Doot Beach is located on the tip of a peninsula in the most southerly part of Siargao. It is about 10-minute “habal-habal” ride from GL. This is yet another beautiful serene secret spot to laze during the day, perfect for picnics and also a great place to fly drones over the beautiful mangrove spread of the island. Best to bring some food here as there aren’t any food places close by.
Where we love to eat in Siargao!
BRAVO! It’s commodious, nicely placed and friendly. They specialize in truly mouth-watering yet simple Spanish cuisine. Their comfortable sofa beds make a slouch of me after a busy Siargao day, or even a lazy day. I love the healthy drink options and my favourite is, Revitalize, which is a freshly squeezed mixture of watermelon, pineapple and cucumber/apple juice. The food here, from starters to desserts is really fantastic! My husband’s all-time favourite is baked Lapu-Lapu and I have a penchant for the Peri-Peri Chicken, Taco Poblano and the super chocolaty mousse. This is a beach front restaurant so you can go swimming anytime you want or slip into their dipping pool with a G/T. We always leave with a hefty bill, but it’s always worth it.
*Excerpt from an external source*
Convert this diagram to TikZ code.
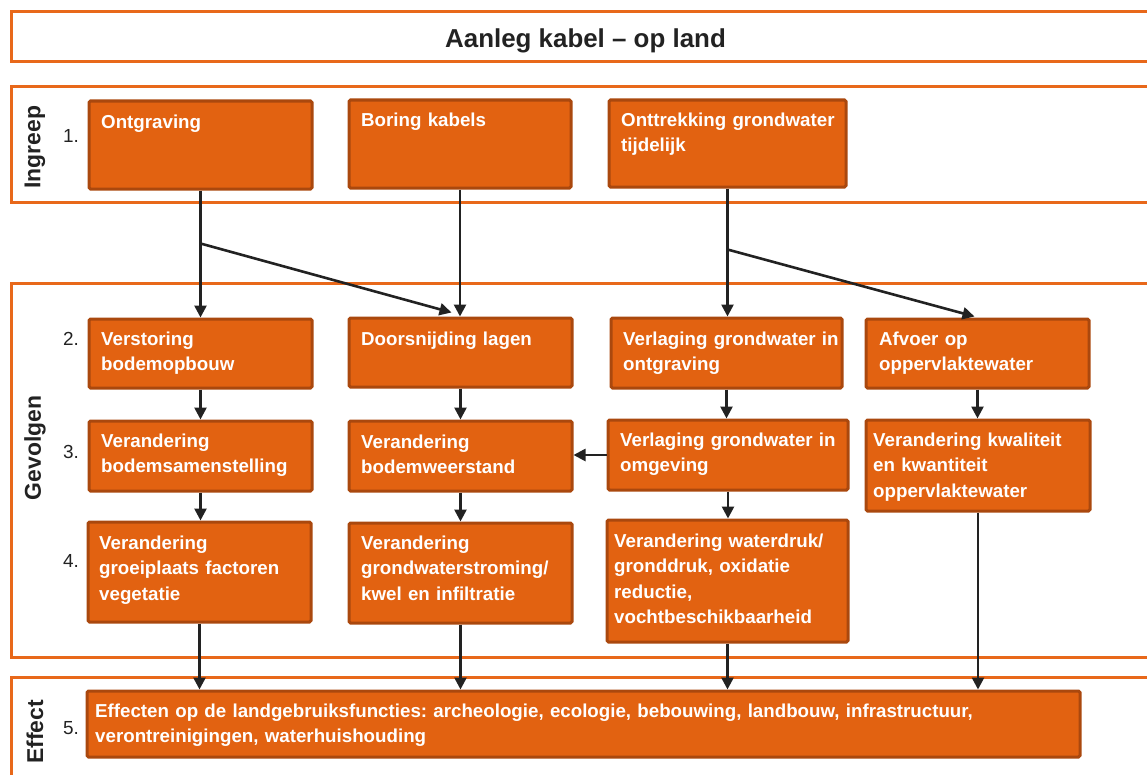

RUBIE’S STORE in General Luna, is a semi-sheltered convenience store that also sells turo-turo food. We like to eat lunch here as its great value and contrasts to the expensive but delicious fare in BRAVO. They sell tasty Philippine cuisine here for a fraction of the cost of any restaurant. Try their meatballs, they’re super morish! They also sell fresh fruit and general grocery items.
CAFÉ LOKA is located at Cloud 9. They serve a variety of healthy drinks and smoothies where you can mix and match ingerdients to suit your preference. I love having my afternoon teas here, relaxing in the hammock, reading my book, chatting away to anyone who will listen or maybe flying my drone across the gaudy backdrop of the burning sunset. ‘A chilled vibe’ is an understatement.
MAMA’s GRILL is the barbecue haven in Siargao. Food is tasty and affordable. They offer grilled meat (pork, chicken and fish) and the healthier option of a vegetable skewer. This gets really busy, so go early to avoid waiting although it’s a quick turnover so the wait is never too long.
KAWAYAN GOURMAND is French patisserie in Kawayan Siargao resort and a stone’s throw away from Cloud 9. It’s a pleasant cafe with a good selection of pastries. It’s home baked and easy to nibble through far more than intended.They also serve coffee, tea and some cold beverages. I hope they include decaffeinated coffee tea in the future though. And oh! This is where I first spotted the island’s famous long boarder and my bikini-girl crush, Lea Goeson.
There are a lot of food venues in Siargao like HARANA SURF for example, which serves authentic Philippine cuisine with a modern twist. It has a warm, casual atmosphere with lots of distinct and interesting areas to chill. The food tastes good and is fairly priced. Shaka is another place, popular for its food. Their menu includes the colourful and healthy “power bowl.” Unfortunately, I never actually tasted one – something to try on a future sojourn to Siargao no doubt.
Running low on cash
There are three cash machines in Siargao as far as I know, two in Dapa and one in Del Carmen, just a few steps away from Del Carmen port. These three are quite far from GL, but there is a PALAWAN pawnshop in GL where you can get over the counter cash using your ATM Card. They charge PhP 40 for every PhP 5000 withdrawal. I think they also accept foreign cards, but charges may vary.
Ciao for now SIARGAO
Leaving something too beautiful for words like Siargao has always been dreadful. But both holidays have been really fantastic and we were going home with amazingly wonderful memories and experiences and of course, with our perfectly tanned skin. See you soon IAO!